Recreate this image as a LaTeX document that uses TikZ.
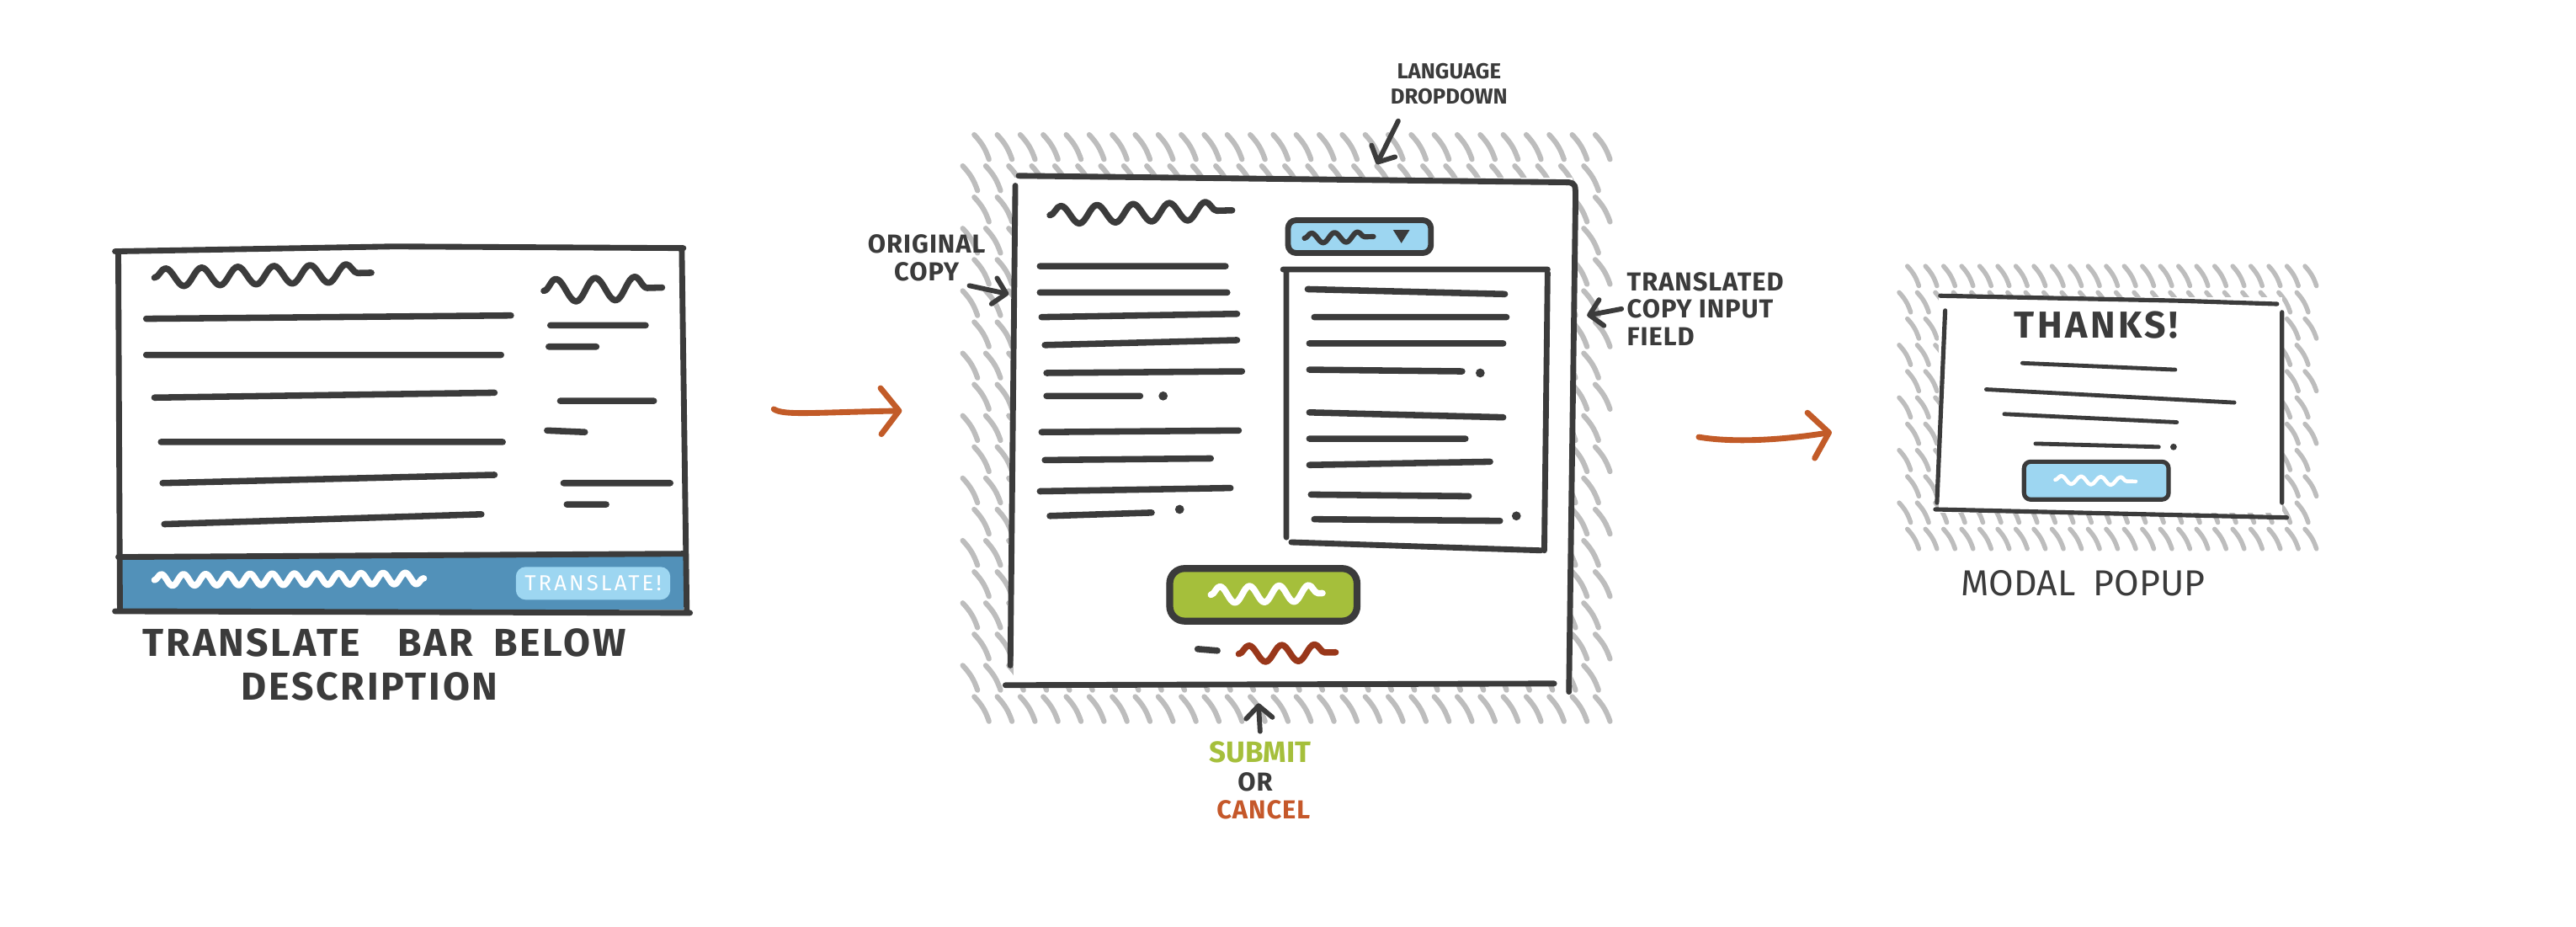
\documentclass[tikz,border=0pt]{standalone}
\usepackage{fontspec}
\setmainfont{Fira Sans}
\usetikzlibrary{arrows.meta,decorations.pathmorphing}
\definecolor{ink}{HTML}{3B3B3B}
\definecolor{schraffgrau}{HTML}{BDBDBD}
\definecolor{pfeilorange}{HTML}{C25B28}
\definecolor{balkenblau}{HTML}{5291B9}
\definecolor{hellblau}{HTML}{9DD6F1}
\definecolor{knopfgruen}{HTML}{A5BF3B}
\definecolor{abbruchrot}{HTML}{99371A}
\definecolor{abbruchorange}{HTML}{C5582A}
\newcommand{\gross}{\fontsize{13.5}{16}\selectfont\bfseries\addfontfeatures{LetterSpace=6}}
\newcommand{\notiz}{\fontsize{9}{9.4}\selectfont\bfseries\addfontfeatures{LetterSpace=3}}
\newcommand{\notizklein}{\fontsize{7.5}{8.5}\selectfont\bfseries}
\newcommand{\knopfschrift}{\fontsize{7.5}{8}\selectfont\addfontfeatures{LetterSpace=12}}
\newcommand{\hand}{\fontsize{13}{16}\selectfont\bfseries\addfontfeatures{LetterSpace=8}}
\newcommand{\unter}{\fontsize{12.5}{14}\selectfont}
\tikzset{kante/.style={ink,line width=2pt,line cap=round,line join=round},
  strich/.style={ink,line width=2.2pt,line cap=round},
  schraffur/.style={schraffgrau,line width=1.8pt,line cap=round},
  kringel/.style={ink,line width=2.2pt,line cap=round,line join=round,decorate,
    decoration={snake,amplitude=1.1mm,segment length=4.4mm}},
  zeiger/.style={ink,line width=1.7pt,line cap=round,-{Straight Barb[length=1.5mm,width=3.2mm,round]}},
  flusspfeil/.style={pfeilorange,line width=2pt,line cap=round,-{Straight Barb[length=2.2mm,width=5.6mm,round]}},
  etikett/.style={inner sep=0,text=ink}}

\begin{document}
\begin{tikzpicture}[x=0.2mm,y=-0.2mm]
\useasboundingbox (0,0) rectangle (1568,564);
\fill[white] (0,0) rectangle (1568,564);
% drei Skizzen: Leiste unter der Beschreibung, Formular mit Uebersetzungsfeld, Dankesfenster
% -- Skizze 1
\fill[white] (72,151) rectangle (416,371);
\fill[balkenblau] (73,338) rectangle (416,371);
\draw[kante] (70,153) -- (240,150) -- (416,151) (72,154) -- (73,372) (415,152) -- (418,372)
  (72,339) -- (416,337) (70,372) -- (420,373);
\draw[kringel] (94,169) -- (226,166);
\draw[kringel,decoration={amplitude=1.4mm,segment length=4.8mm}] (331,177) -- (403,175);
\draw[strich] (89,194) -- (311,192) (89,216) -- (305,216) (94,242) -- (301,239) (98,269) -- (306,269)
  (99,294) -- (301,289) (100,319) -- (293,313);
\draw[strich] (335,198) -- (393,198) (334,211) -- (363,211) (341,244) -- (398,244) (333,262) -- (356,263)
  (343,294) -- (408,294) (345,307) -- (369,307);
\draw[kringel,white,decoration={amplitude=0.7mm,segment length=2.7mm}] (94,353) -- (258,352);
\fill[hellblau,rounded corners=1.2mm] (314,345) rectangle (408,365);
\node[etikett,text=white,font=\knopfschrift] (uebersetzknopf) at (361,355) {TRANSLATE!};
\node[etikett,font=\gross] (titel) at (234,391) {TRANSLATE\hspace{4.5mm}BAR\hspace{2.5mm}BELOW};
\node[etikett,font=\gross] (titelzwei) at (225,418) {DESCRIPTION};
\coordinate (fluss1start) at (471,249);
\coordinate (fluss1ende) at (549,250);
\draw[flusspfeil] (fluss1start) .. controls (477,253) and (495,251) .. (fluss1ende);
% -- Skizze 2
\foreach \hy [count=\i] in {82,101,...,436}
  \foreach \hx in {586,600,...,968}
    \draw[schraffur] ({\hx+7*mod(\i,2)},\hy) to[bend left=12] ++(9,15);
\fill[white] (617,108) rectangle (957,417);
\draw[kante] (620,107) -- (955,111) .. controls (959,112) .. (959,122) -- (955,421)
  (618,113) -- (615,405) (612,417) -- (946,416);
\draw[kringel] (639,131) -- (750,128);
\draw[kante,fill=hellblau,rounded corners=1mm] (784,134) rectangle (871,154);
\draw[kringel,line width=1.8pt,decoration={amplitude=0.6mm,segment length=2.8mm}] (794,145) -- (836,144);
\fill[ink] (848,140) -- (858,140) -- (853,148) -- cycle;
\draw[kante] (781,164) -- (942,164) (783,166) -- (783,327) (942,166) -- (940,335) (786,330) -- (938,335);
\draw[strich] (633,162) -- (746,162) (633,178) -- (747,178) (634,193) -- (753,191) (636,210) -- (753,207)
  (637,227) -- (756,226) (637,241) -- (694,241) (634,263) -- (754,262) (636,280) -- (737,279)
  (633,299) -- (749,297) (639,314) -- (701,312);
\fill[ink] (708,241) circle (0.55mm) (718,310) circle (0.55mm);
\draw[strich] (796,176) -- (916,179) (800,193) -- (917,193) (797,209) -- (915,209) (797,225) -- (890,226)
  (797,251) -- (915,254) (797,267) -- (892,267) (797,283) -- (907,281) (798,301) -- (894,302)
  (800,316) -- (913,317);
\fill[ink] (901,227) circle (0.55mm) (923,314) circle (0.55mm);
\draw[kante,line width=2.4pt,fill=knopfgruen,rounded corners=1.8mm] (712,346) rectangle (826,378);
\draw[kringel,white,decoration={amplitude=1mm,segment length=3.6mm}] (737,362) -- (805,361);
\draw[strich] (729,395) -- (741,396);
\draw[kringel,abbruchrot,decoration={amplitude=1mm,segment length=4mm}] (754,398) -- (813,397);
\node[etikett,font=\notiz,align=center] (original) at (564,157) {ORIGINAL\\COPY};
\node[etikett,font=\notizklein,align=center] (sprache) at (882,51) {LANGUAGE\\DROPDOWN};
\node[etikett,font=\notiz,align=left,anchor=west] (feld) at (990,188) {TRANSLATED\\COPY INPUT\\FIELD};
\node[etikett,font=\fontsize{10.2}{11}\selectfont\bfseries,text=knopfgruen] (absenden) at (767,458) {SUBMIT};
\node[etikett,font=\notiz] (oder) at (764,476) {OR};
\node[etikett,font=\notiz,text=abbruchorange] (abbrechen) at (769,493) {CANCEL};
\coordinate (originalziel) at (614,179);
\coordinate (sprachziel) at (838,100);
\coordinate (feldziel) at (966,192);
\coordinate (knopfziel) at (766,428);
\draw[zeiger] ([xshift=-2mm,yshift=-0.5mm]original.south east) -- (originalziel);
\draw[zeiger] ([xshift=1mm,yshift=-2mm]sprache.south west) -- (sprachziel);
\draw[zeiger] ([xshift=-0.6mm]feld.west) -- (feldziel);
\draw[zeiger] ([yshift=1.2mm]absenden.north) -- (knopfziel);
\coordinate (fluss2start) at (1034,266);
\coordinate (fluss2ende) at (1115,263);
\draw[flusspfeil] (fluss2start) .. controls (1058,270) and (1090,267) .. (fluss2ende);
% -- Skizze 3
\foreach \hy [count=\i] in {162,178,...,326}
  \foreach \hx in {1156,1167,...,1400}
    \draw[schraffur,line width=1.6pt] ({\hx+5*mod(\i,2)},\hy) to[bend left=12] ++(7,12);
\fill[white] (1180,181) rectangle (1389,312);
\draw[kante,line width=1.5pt] (1181,180) -- (1325,183) -- (1386,185) (1184,189) -- (1179,306)
  (1389,190) -- (1389,306) (1178,310) -- (1392,315);
\node[etikett,font=\hand] (danke) at (1276,198) {THANKS!};
\draw[strich,line width=1.4pt] (1231,221) -- (1324,225) (1209,237) -- (1360,245) (1220,252) -- (1325,257)
  (1239,270) -- (1314,272);
\fill[ink] (1323,272) circle (0.4mm);
\draw[kante,line width=1.5pt,fill=hellblau,rounded corners=0.8mm] (1232,281) rectangle (1320,304);
\draw[kringel,white,line width=1.3pt,decoration={amplitude=0.5mm,segment length=2.4mm}] (1251,292) -- (1300,293);
\node[etikett,font=\unter] (modal) at (1268,355) {MODAL\enskip POPUP};
\end{tikzpicture}
\end{document}
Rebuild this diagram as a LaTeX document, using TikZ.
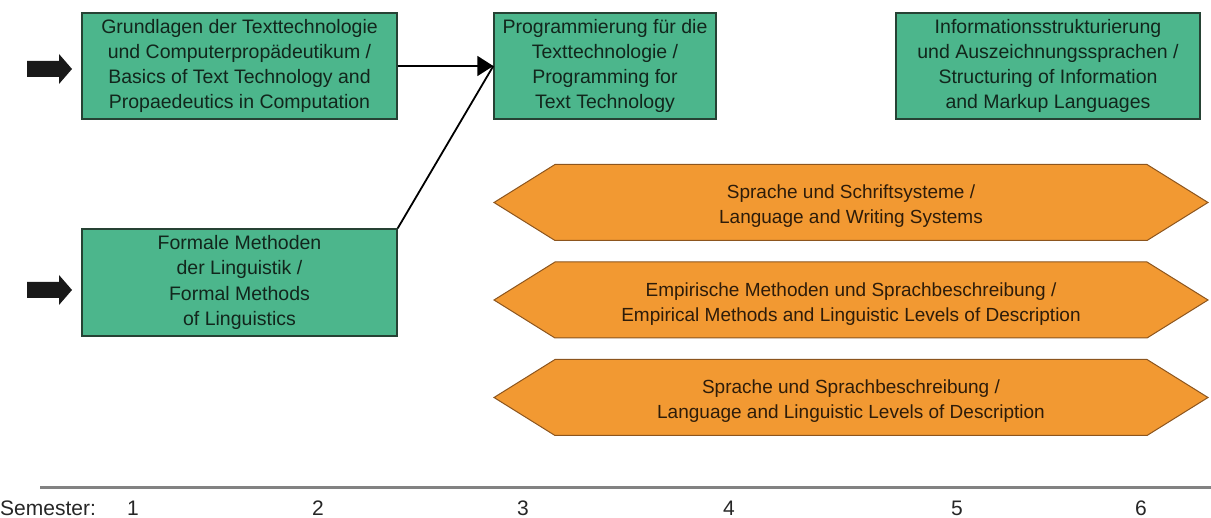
\documentclass[tikz,border=0pt]{standalone}
\usepackage{fontspec}
\setmainfont{Liberation Sans}
\usetikzlibrary{arrows.meta}
\definecolor{boxgreen}{RGB}{76,182,140}
\definecolor{boxedge}{RGB}{38,66,52}
\definecolor{boxtext}{RGB}{18,38,28}
\definecolor{hexorange}{RGB}{242,153,50}
\definecolor{hexedge}{RGB}{140,85,30}
\definecolor{hextext}{RGB}{45,28,10}
\definecolor{axisgray}{RGB}{130,130,130}
\begin{document}
\begin{tikzpicture}[x=1pt,y=-1pt,
  gbox/.style={draw=boxedge, line width=1.4pt, fill=boxgreen, text=boxtext, align=center,
    inner sep=0pt, font=\fontsize{19.5}{25.2}\selectfont},
  hexshape/.style={draw=hexedge, line width=1pt, fill=hexorange},
  hexlabel/.style={text=hextext, align=center, inner sep=0pt, font=\fontsize{19}{25}\selectfont},
  conn/.style={line width=1.8pt, -{Triangle[length=16pt,width=20pt]}},
  conn2/.style={line width=1.8pt},
  inarrow/.style={fill=black!90},
  semlabel/.style={anchor=base, inner sep=0pt, font=\fontsize{21}{22}\selectfont, text=black!85}
]
\useasboundingbox (0,0) rectangle (1211,518);

% green boxes
\node[gbox, minimum width=315, minimum height=106] (b1) at (239.5,66)
  {Grundlagen der Texttechnologie\\und Computerpropädeutikum /\\Basics of Text Technology and\\Propaedeutics in Computation};
\node[gbox, minimum width=222, minimum height=106] (b2) at (605,66)
  {Programmierung für die\\Texttechnologie /\\Programming for\\Text Technology};
\node[gbox, minimum width=304, minimum height=106] (b3) at (1048,66)
  {Informationsstrukturierung\\und Auszeichnungssprachen /\\Structuring of Information\\and Markup Languages};
\node[gbox, minimum width=315, minimum height=107] (b4) at (239.5,282.5)
  {Formale Methoden\\der Linguistik /\\Formal Methods\\of Linguistics};

% connectors
\draw[conn2] (b4.north east) -- (b2.west);
\draw[conn] (b1.east) -- (b2.west);

% input arrows
\foreach \yy/\nm in {69/a1, 290/a2} {
  \coordinate (\nm) at (28,\yy);
  \fill[inarrow] (27,\yy-8) -- (59,\yy-8) -- (59,\yy-15) -- (72,\yy) -- (59,\yy+15) -- (59,\yy+8) -- (27,\yy+8) -- cycle;
}

% hexagons
\foreach \cy/\nm in {202.5/h1, 300/h2, 397.5/h3} {
  \draw[hexshape] (494,\cy) -- (555,\cy-38) -- (1147,\cy-38) -- (1208,\cy) -- (1147,\cy+38) -- (555,\cy+38) -- cycle;
  \coordinate (\nm) at (851,\cy+4);
}
\node[hexlabel] (t1) at (h1) {Sprache und Schriftsysteme /\\Language and Writing Systems};
\node[hexlabel] (t2) at (h2) {Empirische Methoden und Sprachbeschreibung /\\Empirical Methods and Linguistic Levels of Description};
\node[hexlabel] (t3) at (h3) {Sprache und Sprachbeschreibung /\\Language and Linguistic Levels of Description};

% semester axis
\coordinate (axL) at (40,488);
\coordinate (axR) at (1211,488);
\draw[axisgray, line width=3pt] (axL) -- (axR);
\node[semlabel, anchor=base west] (sem) at (0,515) {Semester:};
\node[semlabel] (s1) at (133,515) {1};
\node[semlabel] (s2) at (318,515) {2};
\node[semlabel] (s3) at (523,515) {3};
\node[semlabel] (s4) at (729,515) {4};
\node[semlabel] (s5) at (957,515) {5};
\node[semlabel] (s6) at (1141,515) {6};
\end{tikzpicture}
\end{document}
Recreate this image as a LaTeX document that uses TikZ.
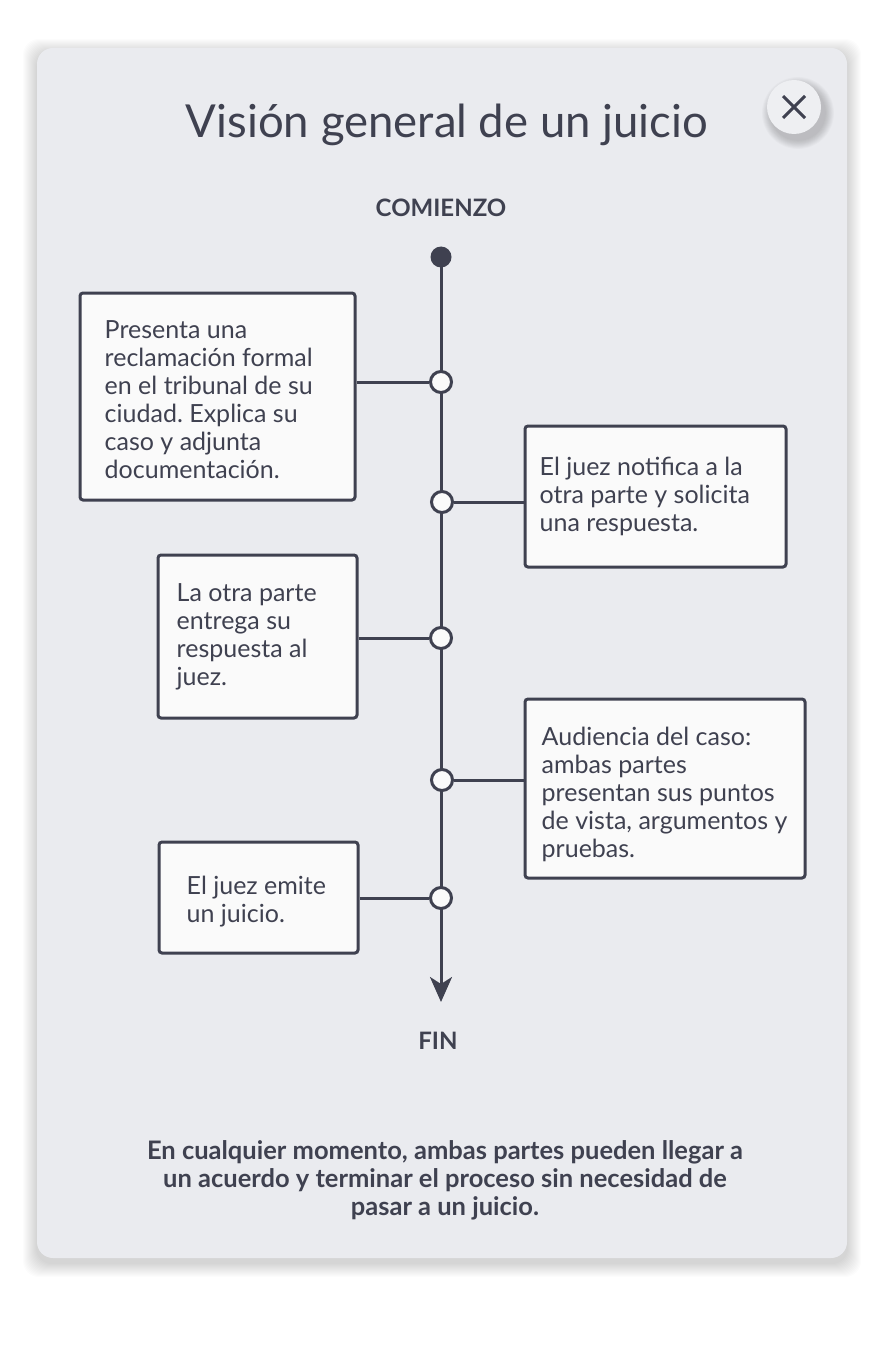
++++++
• WORK REQUIRED
From the records above, extract the lines from the one holding "Rebuild this diagram" through the one holding "(0,0) rectangle (1211,518);", word for word; omit the pictures.

• OUTPUT OF THE TASK
Rebuild this diagram as a LaTeX document, using TikZ.
\documentclass[tikz,border=0pt]{standalone}
\usepackage{fontspec}
\setmainfont{Liberation Sans}
\usetikzlibrary{arrows.meta}
\definecolor{boxgreen}{RGB}{76,182,140}
\definecolor{boxedge}{RGB}{38,66,52}
\definecolor{boxtext}{RGB}{18,38,28}
\definecolor{hexorange}{RGB}{242,153,50}
\definecolor{hexedge}{RGB}{140,85,30}
\definecolor{hextext}{RGB}{45,28,10}
\definecolor{axisgray}{RGB}{130,130,130}
\begin{document}
\begin{tikzpicture}[x=1pt,y=-1pt,
  gbox/.style={draw=boxedge, line width=1.4pt, fill=boxgreen, text=boxtext, align=center,
    inner sep=0pt, font=\fontsize{19.5}{25.2}\selectfont},
  hexshape/.style={draw=hexedge, line width=1pt, fill=hexorange},
  hexlabel/.style={text=hextext, align=center, inner sep=0pt, font=\fontsize{19}{25}\selectfont},
  conn/.style={line width=1.8pt, -{Triangle[length=16pt,width=20pt]}},
  conn2/.style={line width=1.8pt},
  inarrow/.style={fill=black!90},
  semlabel/.style={anchor=base, inner sep=0pt, font=\fontsize{21}{22}\selectfont, text=black!85}
]
\useasboundingbox (0,0) rectangle (1211,518);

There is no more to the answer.